“It takes a heap o’ livin’ in a house t’ make it home.” – Edgar Albert Guest.
It’s hard to believe, but this month marks 25 years since my wife and I moved into our small-but-affordable country house.
I remember the autumn hikes up “Gideon’s mountain” (as our 13-year-old son Gideon calls it), and repeat encounters with King Root (a prominent orange tree root growing near the creek). I remember a visiting youngster giddily gathering the poke sallet that voluntarily springs up in the front yard. I remember the annual ritual of waiting for the wild blackberries along the driveway to ripen, only to have them invariably snatched up by thieving birds.

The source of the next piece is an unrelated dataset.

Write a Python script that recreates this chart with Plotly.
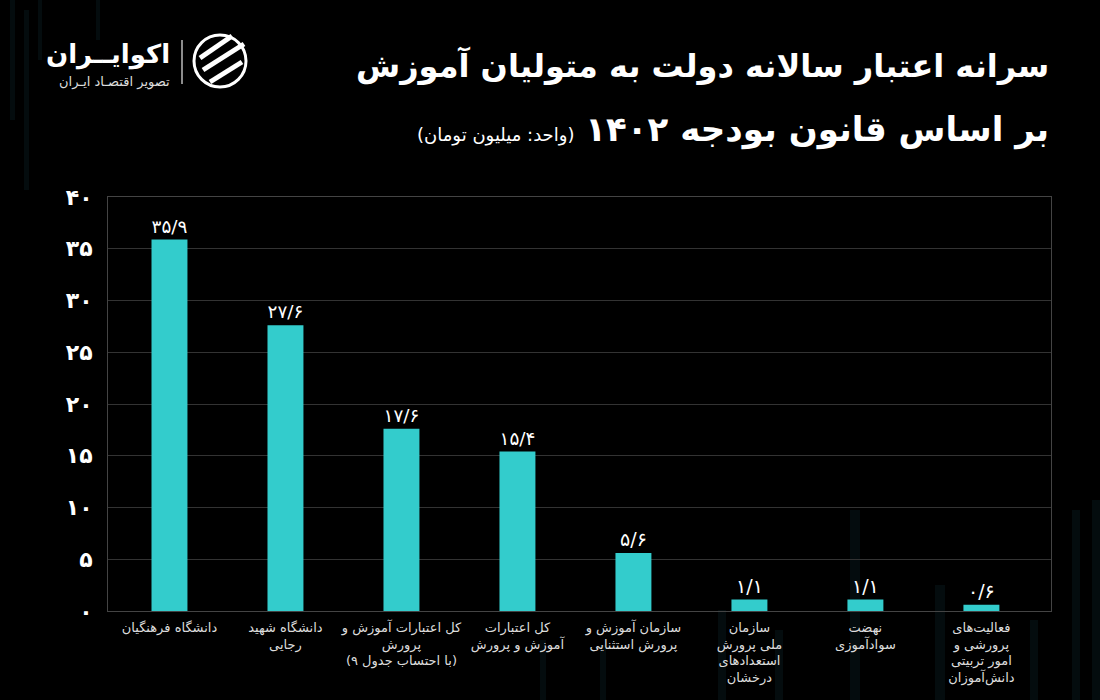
import plotly.graph_objects as go

categories = [
    "دانشگاه فرهنگیان",
    "دانشگاه شهید<br>رجایی",
    "کل اعتبارات آموزش و<br>پرورش<br>(با احتساب جدول ۹)",
    "کل اعتبارات<br>آموزش و پرورش",
    "سازمان آموزش و<br>پرورش استثنایی",
    "سازمان<br>ملی پرورش<br>استعدادهای<br>درخشان",
    "نهضت<br>سوادآموزی",
    "فعالیت‌های<br>پرورشی و<br>امور تربیتی<br>دانش‌آموزان",
]
values = [35.9, 27.6, 17.6, 15.4, 5.6, 1.1, 1.1, 0.6]
y_ticks = [0, 5, 10, 15, 20, 25, 30, 35, 40]

FA = str.maketrans("0123456789.", "۰۱۲۳۴۵۶۷۸۹/")


def fa(v):
    return f"{v:g}".translate(FA)


FONT = "DejaVu Sans"
BAR = "#33CCCC"
L, R, T, B, W, H = 108, 49, 197, 89, 1100, 700
PW, PH = W - L - R, H - T - B


def px(x):
    return (x - L) / PW


def py(y):
    return (H - B - y) / PH


fig = go.Figure()
fig.add_trace(go.Bar(
    x=list(range(len(categories))),
    y=values,
    marker=dict(color=BAR, line=dict(width=0)),
    width=0.31,
    text=[fa(v) for v in values],
    textposition="outside",
    textfont=dict(family=FONT, size=19, color="#ffffff"),
    cliponaxis=False,
    hoverinfo="skip",
))

# faint decorative background stripes (pixel positions of the page)
stripes = [
    (10, 15, 0, 120), (24, 29, 10, 190), (38, 42, 0, 60), (96, 100, 0, 40),
    (850, 860, 510, 700), (1072, 1080, 510, 700), (935, 945, 585, 700),
    (718, 726, 610, 700), (775, 783, 630, 700), (1030, 1038, 620, 700),
    (1092, 1100, 500, 700), (540, 546, 640, 700), (600, 606, 645, 700),
]
for x0, x1, y0, y1 in stripes:
    fig.add_shape(type="rect", xref="paper", yref="paper", x0=px(x0), x1=px(x1), y0=py(y1), y1=py(y0),
                  fillcolor="rgba(20,55,66,0.22)", line=dict(width=0), layer="below")

fig.update_layout(
    width=W, height=H,
    paper_bgcolor="#000000", plot_bgcolor="rgba(0,0,0,0)",
    margin=dict(l=L, r=R, t=T, b=B),
    showlegend=False,
    font=dict(family=FONT, color="#ffffff"),
)
fig.update_xaxes(
    tickmode="array",
    tickvals=list(range(len(categories))),
    ticktext=categories,
    range=[-0.53, 7.6],
    tickfont=dict(family=FONT, size=13, color="#dddddd"),
    showgrid=False, showline=True, linecolor="#444444", linewidth=1, mirror=True,
    ticks="", ticklabelstandoff=4,
)
fig.update_yaxes(
    range=[0, 40],
    tickmode="array",
    tickvals=y_ticks,
    ticktext=[fa(v) for v in y_ticks],
    tickfont=dict(family=FONT, size=22, color="#ffffff", weight="bold"),
    showgrid=True, gridcolor="#333333", gridwidth=1,
    showline=True, linecolor="#444444", linewidth=1, mirror=True,
    zeroline=False, ticks="", ticklabelstandoff=10,
)

# titles
fig.add_annotation(xref="paper", yref="paper", x=px(1051), y=py(66), xanchor="right", yanchor="middle",
                   text="<b>سرانه اعتبار سالانه دولت به متولیان آموزش</b>", showarrow=False,
                   font=dict(family=FONT, size=32, color="#ffffff"))
fig.add_annotation(xref="paper", yref="paper", x=px(1051), y=py(130), xanchor="right", yanchor="middle",
                   text="<b>بر اساس قانون بودجه ۱۴۰۲</b> <span style='font-size:18px'>(واحد: میلیون تومان)</span>",
                   showarrow=False, font=dict(family=FONT, size=34, color="#ffffff"))

# logo
fig.add_annotation(xref="paper", yref="paper", x=px(172), y=py(54), xanchor="right", yanchor="middle",
                   text="<b>اکوایــران</b>", showarrow=False,
                   font=dict(family=FONT, size=26, color="#ffffff"))
fig.add_annotation(xref="paper", yref="paper", x=px(172), y=py(82), xanchor="right", yanchor="middle",
                   text="تصویر اقتصـاد ایـران", showarrow=False,
                   font=dict(family=FONT, size=13, color="#dddddd"))
fig.add_shape(type="line", xref="paper", yref="paper", x0=px(182), x1=px(182), y0=py(40), y1=py(84),
              line=dict(width=1.5, color="#bbbbbb"))
fig.add_shape(type="circle", xref="paper", yref="paper", x0=px(194), x1=px(246), y0=py(87), y1=py(35),
              line=dict(width=3, color="#ffffff"))
for (ax, ay, bx, by) in [(200, 58, 232, 36), (203, 70, 244, 44), (210, 82, 242, 62)]:
    fig.add_shape(type="line", xref="paper", yref="paper", x0=px(ax), x1=px(bx), y0=py(ay), y1=py(by),
                  line=dict(width=5, color="#ffffff"))

fig.write_html("out.html", config={"displayModeBar": False},
               post_script="document.body.style.margin='0';document.body.style.background='#000';")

I remember our cockiness at drilling a well. (It yielded salt water.) We were able to connect to the county water main only after surviving for more than 10 years with spring water that was muddy for THREE DAYS every time a cloud had the audacity to precipitate.
I remember our first full winter in the house. The double whammy of frozen pipes and downed power lines resulted in a 15-day period in which we were without electricity for seven days and without water for 14 days.

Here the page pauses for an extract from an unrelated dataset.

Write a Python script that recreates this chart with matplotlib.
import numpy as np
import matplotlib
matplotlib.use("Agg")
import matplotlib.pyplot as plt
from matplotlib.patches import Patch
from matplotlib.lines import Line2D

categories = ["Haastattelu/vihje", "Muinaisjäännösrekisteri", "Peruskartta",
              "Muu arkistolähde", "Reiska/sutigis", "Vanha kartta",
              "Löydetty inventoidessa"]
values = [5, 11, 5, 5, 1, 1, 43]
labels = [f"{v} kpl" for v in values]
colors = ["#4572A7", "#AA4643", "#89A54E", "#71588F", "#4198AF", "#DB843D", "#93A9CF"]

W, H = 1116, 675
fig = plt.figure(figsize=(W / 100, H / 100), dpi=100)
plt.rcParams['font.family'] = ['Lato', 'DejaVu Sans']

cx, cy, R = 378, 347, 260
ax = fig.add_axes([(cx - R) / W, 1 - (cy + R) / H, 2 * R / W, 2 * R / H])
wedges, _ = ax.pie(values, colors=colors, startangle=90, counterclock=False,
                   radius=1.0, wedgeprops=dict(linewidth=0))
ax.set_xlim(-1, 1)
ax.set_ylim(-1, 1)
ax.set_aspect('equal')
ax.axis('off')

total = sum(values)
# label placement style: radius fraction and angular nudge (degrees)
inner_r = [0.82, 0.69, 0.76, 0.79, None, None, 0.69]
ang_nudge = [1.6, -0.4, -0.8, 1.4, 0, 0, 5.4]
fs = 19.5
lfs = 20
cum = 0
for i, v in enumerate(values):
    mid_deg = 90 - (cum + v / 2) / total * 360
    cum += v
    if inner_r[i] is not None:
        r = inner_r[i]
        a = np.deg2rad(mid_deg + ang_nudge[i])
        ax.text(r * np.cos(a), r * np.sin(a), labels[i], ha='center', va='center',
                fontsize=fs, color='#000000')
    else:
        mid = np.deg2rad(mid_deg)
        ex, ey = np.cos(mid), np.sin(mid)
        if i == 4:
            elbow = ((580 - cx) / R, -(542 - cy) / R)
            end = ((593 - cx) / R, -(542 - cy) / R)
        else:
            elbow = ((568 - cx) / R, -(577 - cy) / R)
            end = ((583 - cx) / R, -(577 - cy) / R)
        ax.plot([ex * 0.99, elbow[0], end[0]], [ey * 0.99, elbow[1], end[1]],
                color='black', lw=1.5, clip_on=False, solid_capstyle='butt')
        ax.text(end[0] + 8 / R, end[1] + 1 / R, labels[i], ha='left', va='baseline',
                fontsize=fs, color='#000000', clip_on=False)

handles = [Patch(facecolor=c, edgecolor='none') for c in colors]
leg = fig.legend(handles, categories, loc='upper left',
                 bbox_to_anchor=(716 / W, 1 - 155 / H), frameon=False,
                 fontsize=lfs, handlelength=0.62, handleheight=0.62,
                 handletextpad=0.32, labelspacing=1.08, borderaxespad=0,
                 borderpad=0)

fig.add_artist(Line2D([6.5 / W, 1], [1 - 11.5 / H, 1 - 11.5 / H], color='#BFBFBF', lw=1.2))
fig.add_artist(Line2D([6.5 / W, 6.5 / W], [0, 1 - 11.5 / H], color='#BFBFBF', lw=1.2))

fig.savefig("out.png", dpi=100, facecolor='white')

Some memories involve emotional rollercoasters. We swayed to oldies as we optimistically painted the new room that we intended to be “the nursery.” Multiple miscarriages turned it into “the spare room for cramming junk into.” But our prayers were answered, and the room is now the “teen cave” of the aforementioned Gideon.
Our location still has drawbacks. I haven’t toured the backyard shed in 15 years because of fear of rattlesnakes. We lost several TV channels when the switch to digital was completed. And my wife and I are practically bigamists — because we’re also married to our LANDLINE PHONE, since we are in a Verizon dead zone.
Despite the aggravations, there have been advantages. The hillside has shielded us from many a storm. Even with bad fences, we have good neighbors. (Sorry, Robert Frost.) Crime has been limited to a few smashed mailboxes. (We’ve noticed that 90 percent of the crime in town seems to occur within two blocks of our old apartment.)
Furthermore, we’ve had only two four-legged friends killed by motorists in the quarter-century span. And if we had settled anywhere else, we would never have known the love of the cherished stray pets who adopted us.
The house and I have an understanding. I know that — despite numerous improvements — it is at its core a 1934 sharecropper’s shack and not the Biltmore Estate. (“Our house is a very, very, very adequate house…”)
And the house trusts me to take care of the Big Stuff (replace broken windows, watch for loose shingles, call the volunteer fire department if necessary), but knows that I don’t always have the time, energy or money to PAMPER it or the surroundings.
My house — my home — is a refuge for curling up with a good book or filling out a Sunday school lesson or helping with a school project or introducing a new generation to “The Andy Griffith Show.”
Keeping up with the Joneses or slavishly performing total makeovers every time there’s a new issue of “Better Homes and Gardens” — those are the ANTITHESIS of life.
Me? I hope I’ll be granted another 25 years to do a heap o’ livin’ right here.